Autism-positive Scout troops coming to Calgary
'It's important to know that, yes, these kids can achieve things'
Scouts Canada is hoping to fill a void in Calgary by offering specialized troops for children with autism spectrum disorder.
The organization is teaming up with Autism Calgary for the project and held an information session on Tuesday night.
It's often difficult for kids with autism to fit in with organized group activities.
Angela Gough hopes the specialized troops can change that for her nine-year-old son.
"It can be really isolating to be on the spectrum and not have somewhere to go," she said.
"It's important to know that, yes, these kids can achieve things. And especially when we're meeting their needs and supporting them properly they can do a lot of stuff. So it's great that they can still participate and hit benchmarks."
Challenges in socialization
The neurodevelopmental disorder is characterized by observable challenges in socialization, speech and communication and repetitive and or restrictive behaviours, Autism Calgary says on its website.
The new troops will offer a specialized setting with an increased ratio of adults to kids, as well as autism-aware volunteers and special needs assistance, said Kelly Logan, a manager with Scouts Canada.
"I think children on the autistic spectrum can find it very tricky because … they do have problems with social situations, and that can make them stand out, and it can make other people not want to play with them," she said.

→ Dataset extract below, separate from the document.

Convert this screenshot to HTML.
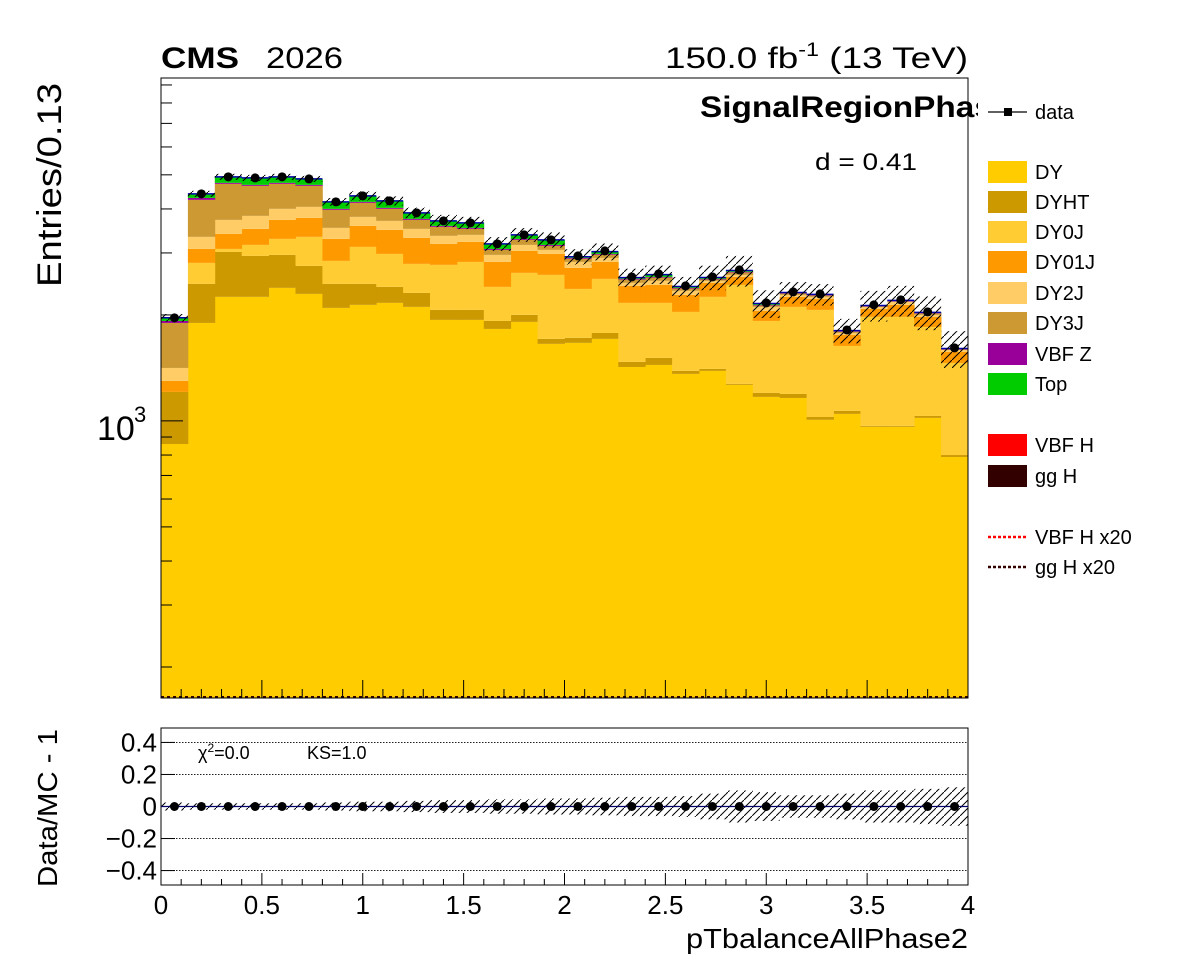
<!DOCTYPE html>
<html><head><meta charset="utf-8">
<style>
html,body{margin:0;padding:0;background:#fff;}
svg{display:block;font-family:"Liberation Sans",Arial,sans-serif;}
</style></head>
<body>
<svg id="c" width="1196" height="972" viewBox="0 0 1196 972" xmlns="http://www.w3.org/2000/svg">
<defs>
<pattern id="hatch" width="8" height="8" patternUnits="userSpaceOnUse">
<path d="M0,8 L8,0" stroke="#000" stroke-width="1"/>
</pattern>
<clipPath id="mainClip"><rect x="161" y="78" width="807" height="620"/></clipPath>
<clipPath id="ratioClip"><rect x="161" y="728" width="807" height="157"/></clipPath>
</defs>
<g id="mainStack" clip-path="url(#mainClip)"></g>
<g id="ratioG"></g>
<g id="axes"></g>
<text x="161" y="68" font-size="30" font-weight="bold" textLength="78" lengthAdjust="spacingAndGlyphs">CMS</text>
<text x="266" y="68" font-size="30" textLength="77" lengthAdjust="spacingAndGlyphs">2026</text>
<text x="665" y="68" font-size="30" textLength="303" lengthAdjust="spacingAndGlyphs">150.0 fb<tspan dy="-12" font-size="19">-1</tspan><tspan dy="12"> (13 TeV)</tspan></text>
<text x="700" y="117" font-size="30" font-weight="bold" textLength="330" lengthAdjust="spacingAndGlyphs">SignalRegionPhase2</text>
<rect x="978" y="90" width="218" height="40" fill="#fff"/>
<text x="815" y="170" font-size="24" textLength="102" lengthAdjust="spacingAndGlyphs">d = 0.41</text>
<text transform="translate(61,287) rotate(-90)" font-size="34" textLength="204" lengthAdjust="spacingAndGlyphs">Entries/0.13</text>
<text transform="translate(57,887) rotate(-90)" font-size="28" textLength="158" lengthAdjust="spacingAndGlyphs">Data/MC - 1</text>
<text x="968" y="948" font-size="28" text-anchor="end" textLength="282" lengthAdjust="spacingAndGlyphs">pTbalanceAllPhase2</text>
<text x="198" y="759" font-size="18">χ<tspan dy="-7" font-size="12">2</tspan><tspan dy="7">=0.0</tspan></text>
<text x="307" y="759" font-size="18">KS=1.0</text>
<g id="legend"></g>
</svg>
<script>
const binEdgesMin = 0, binEdgesMax = 4;
const categories = ["b0","b1","b2","b3","b4","b5","b6","b7","b8","b9","b10","b11","b12","b13","b14","b15","b16","b17","b18","b19","b20","b21","b22","b23","b24","b25","b26","b27","b28","b29"];
const dyValues    = [860,1898,2251,2251,2387,2295,2094,2136,2164,2108,1936,1936,1825,1911,1655,1666,1710,1423,1442,1360,1387,1266,1170,1162,1007,1047,962,962,1020,790];
const dyhtValues  = [349,552,769,691,575,461,356,314,239,202,131,131,98,90,55,55,68,48,68,27,18,8,31,31,19,21,6,6,13,10];
const dy0jValues  = [0,361,60,220,327,577,398,671,578,483,708,762,480,632,889,650,754,693,654,653,846,1160,722,915,1041,565,1007,1007,816,661];
const dy01jValues = [90,269,320,350,435,440,441,460,508,518,409,397,426,407,382,350,297,254,270,240,215,131,131,143,154,122,106,161,126,109];
const dy2jValues  = [115,253,324,311,279,282,246,217,211,201,171,151,133,122,79,108,75,48,65,61,33,34,54,29,30,23,27,43,26,21];
const dy3jValues  = [484,912,990,829,711,597,442,365,303,212,203,135,98,106,81,60,62,54,54,36,23,42,20,22,21,15,6,6,20,4];
const vbfzValues  = [25,55,31,31,31,31,26,27,26,25,23,23,20,21,21,15,15,12,12,10,10,10,8,8,8,8,8,8,6,6];
const topValues   = [40,115,189,217,189,186,187,168,188,150,119,117,104,88,106,23,44,21,39,21,23,24,20,7,7,4,6,6,7,5];
const dataValues  = [1962,4415,4934,4900,4934,4869,4190,4358,4217,3899,3700,3652,3184,3377,3268,2942,3040,2565,2616,2418,2565,2685,2164,2325,2295,1813,2136,2207,2040,1612];
const relErrValues= [0.025,0.02,0.02,0.02,0.02,0.02,0.025,0.03,0.03,0.035,0.04,0.04,0.045,0.045,0.05,0.05,0.055,0.06,0.06,0.065,0.08,0.1,0.09,0.07,0.07,0.08,0.1,0.1,0.11,0.12];
const ratioValues = [0,0,0,0,0,0,0,0,0,0,0,0,0,0,0,0,0,0,0,0,0,0,0,0,0,0,0,0,0,0];
const xTickLabels = ["0","0.5","1","1.5","2","2.5","3","3.5","4"];
const ratioTickLabels = ["0.4","0.2","0","\u22120.2","\u22120.4"];
const ratioTickValues = [0.4,0.2,0,-0.2,-0.4];
const seriesNames = ["DY","DYHT","DY0J","DY01J","DY2J","DY3J","VBF Z","Top"];
const seriesColors = ["#ffcc00","#cc9900","#ffcc33","#ff9900","#ffcc66","#cc9933","#990099","#00cc00"];
const series = [dyValues,dyhtValues,dy0jValues,dy01jValues,dy2jValues,dy3jValues,vbfzValues,topValues];

const NS="http://www.w3.org/2000/svg";
const X0=161,X1=968,Y0=78,Y1=698;
const LMIN=2.213,LMAX=3.974;
const RY0=728,RY1=885,RMIN=-0.49,RMAX=0.49;
const nb=categories.length;
function xs(v){return X0+(v-binEdgesMin)/(binEdgesMax-binEdgesMin)*(X1-X0);}
function ys(v){const l=Math.log10(Math.max(v,1));return Y1-(l-LMIN)/(LMAX-LMIN)*(Y1-Y0);}
function ry(v){return RY1-(v-RMIN)/(RMAX-RMIN)*(RY1-RY0);}
function mk(tag,attrs,parent){const e=document.createElementNS(NS,tag);for(const k in attrs)e.setAttribute(k,attrs[k]);parent.appendChild(e);return e;}
const bw=(binEdgesMax-binEdgesMin)/nb;
const main=document.getElementById('mainStack');
const cum=new Array(nb).fill(0);
series.forEach((s,si)=>{
  for(let i=0;i<nb;i++){
    const lo=cum[i],hi=cum[i]+s[i];cum[i]=hi;
    if(s[i]<=0)continue;
    const xa=xs(binEdgesMin+i*bw),xb=xs(binEdgesMin+(i+1)*bw);
    const ya=ys(hi),yb=lo>0?ys(lo):Y1+5;
    const r=mk('rect',{x:xa,y:ya,width:xb-xa+0.4,height:yb-ya,fill:seriesColors[si]},main);
    
    
  }
});
for(let i=0;i<nb;i++){
  const xa=xs(binEdgesMin+i*bw),xb=xs(binEdgesMin+(i+1)*bw);
  const l=mk('line',{x1:xa,x2:xb,y1:ys(cum[i]),y2:ys(cum[i]),stroke:'#0000aa','stroke-width':1.5},main);
  
  
  const hi=cum[i]*(1+relErrValues[i]),lo=cum[i]*(1-relErrValues[i]);
  const h=mk('rect',{x:xa,y:ys(hi),width:xb-xa,height:ys(lo)-ys(hi),fill:'url(#hatch)'},main);
  
  
}
// dotted signal lines at bottom
const s1=mk('line',{x1:X0,x2:X1,y1:Y1-1,y2:Y1-1,stroke:'#330000','stroke-width':2,'stroke-dasharray':'3,3'},main);


for(let i=0;i<nb;i++){
  const cx=xs(binEdgesMin+(i+0.5)*bw);
  const c=mk('circle',{cx:cx,cy:ys(dataValues[i]),r:4.5,fill:'#000'},main);
  
  
}
// axes
const ax=document.getElementById('axes');
const f=mk('rect',{x:X0,y:Y0,width:X1-X0,height:Y1-Y0,fill:'none',stroke:'#000','stroke-width':1},ax);


for(let d=2;d<=3;d++){for(let m=1;m<=9;m++){
  const v=m*Math.pow(10,d);const l=Math.log10(v);if(l<LMIN||l>LMAX)continue;
  const y=ys(v);const len=(m===1)?22:11;
  const t=mk('line',{x1:X0,x2:X0+len,y1:y,y2:y,stroke:'#000','stroke-width':1},ax);
  
  
}}
const yl=mk('text',{x:97,y:440,'font-size':34},ax);
yl.textContent='10';


const ys3=mk('text',{x:134,y:422,'font-size':22},ax);
ys3.textContent='3';


for(let k=0;k<=40;k++){
  const v=k*0.1;const x=xs(v);const major=(k%5===0);
  const t=mk('line',{x1:x,x2:x,y1:Y1,y2:Y1-(major?18:9),stroke:'#000','stroke-width':1},ax);
  
  
  const t2=mk('line',{x1:x,x2:x,y1:RY1,y2:RY1-(major?12:6),stroke:'#000','stroke-width':1},ax);
  
  
}
xTickLabels.forEach((lab,i)=>{
  const t=mk('text',{x:xs(i*0.5),y:914,'font-size':26,'text-anchor':'middle'},ax);
  t.textContent=lab;
  
  
});
// ratio panel
const rg=document.getElementById('ratioG');
const rf=mk('rect',{x:X0,y:RY0,width:X1-X0,height:RY1-RY0,fill:'none',stroke:'#000','stroke-width':1},rg);


ratioTickValues.forEach((v,i)=>{
  const y=ry(v);
  if(v!==0){const g=mk('line',{x1:X0,x2:X1,y1:y,y2:y,stroke:'#000','stroke-width':0.8,'stroke-dasharray':'1.5,1.5'},rg);
  
  }
  const tk=mk('line',{x1:X0,x2:X0+14,y1:y,y2:y,stroke:'#000'},rg);
  
  
  const t=mk('text',{x:157,y:y+9,'font-size':26,'text-anchor':'end'},rg);
  t.textContent=ratioTickLabels[i];
  
  
});
const rc=mk('g',{'clip-path':'url(#ratioClip)'},rg);
for(let i=0;i<nb;i++){
  const xa=xs(binEdgesMin+i*bw),xb=xs(binEdgesMin+(i+1)*bw);
  const h=mk('rect',{x:xa,y:ry(relErrValues[i]),width:xb-xa,height:ry(-relErrValues[i])-ry(relErrValues[i]),fill:'url(#hatch)'},rc);
  
  
}
const zl=mk('line',{x1:X0,x2:X1,y1:ry(0),y2:ry(0),stroke:'#000066','stroke-width':1.2},rg);


for(let i=0;i<nb;i++){
  const c=mk('circle',{cx:xs(binEdgesMin+(i+0.5)*bw),cy:ry(ratioValues[i]),r:4.5,fill:'#000'},rg);
  
  
}
// legend
const lg=document.getElementById('legend');
const dl=mk('line',{x1:988,x2:1027,y1:112,y2:112,stroke:'#000','stroke-width':1.2},lg);


const dm=mk('rect',{x:1004,y:108,width:8,height:8,fill:'#000'},lg);


const dt=mk('text',{x:1035,y:119,'font-size':20},lg);
dt.textContent='data';


const legY=[172,202,232,262,293,323,354,384];
seriesNames.forEach((n,i)=>{
  const r=mk('rect',{x:988,y:legY[i]-11,width:39,height:22,fill:seriesColors[i]},lg);
  
  
  const t=mk('text',{x:1035,y:legY[i]+7,'font-size':20},lg);
  t.textContent=n;
  
  
});
const sigN=["VBF H","gg H"],sigC=["#ff0000","#330000"],sigY=[445,476];
sigN.forEach((n,i)=>{
  const r=mk('rect',{x:988,y:sigY[i]-11,width:39,height:22,fill:sigC[i]},lg);
  
  
  const t=mk('text',{x:1035,y:sigY[i]+7,'font-size':20},lg);
  t.textContent=n;
  
  
});
const sxN=["VBF H x20","gg H x20"],sxY=[537,567];
sxN.forEach((n,i)=>{
  const l=mk('line',{x1:988,x2:1027,y1:sxY[i],y2:sxY[i],stroke:sigC[i],'stroke-width':2.5,'stroke-dasharray':'3,2'},lg);
  
  
  const t=mk('text',{x:1035,y:sxY[i]+7,'font-size':20},lg);
  t.textContent=n;
  
  
});
</script>
</body></html>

"Being part of an organization that includes everybody is great for those kids because it's not really a handicap for them, it's just who they are and we accept them for that."
The troops will be piloted with Beavers, for kids five to seven, and Cubs, for kids eight to 10 years old.
Many families interested
Autism Calgary says it has already had interest from more than 90 families wanting to participate.
Logan says the program is beneficial for the other kids, too.
"It gives them the skills to understand how they can help their friends. Not everybody's the same, and it gives them those skills to be more inclusive themselves and more accepting and kind."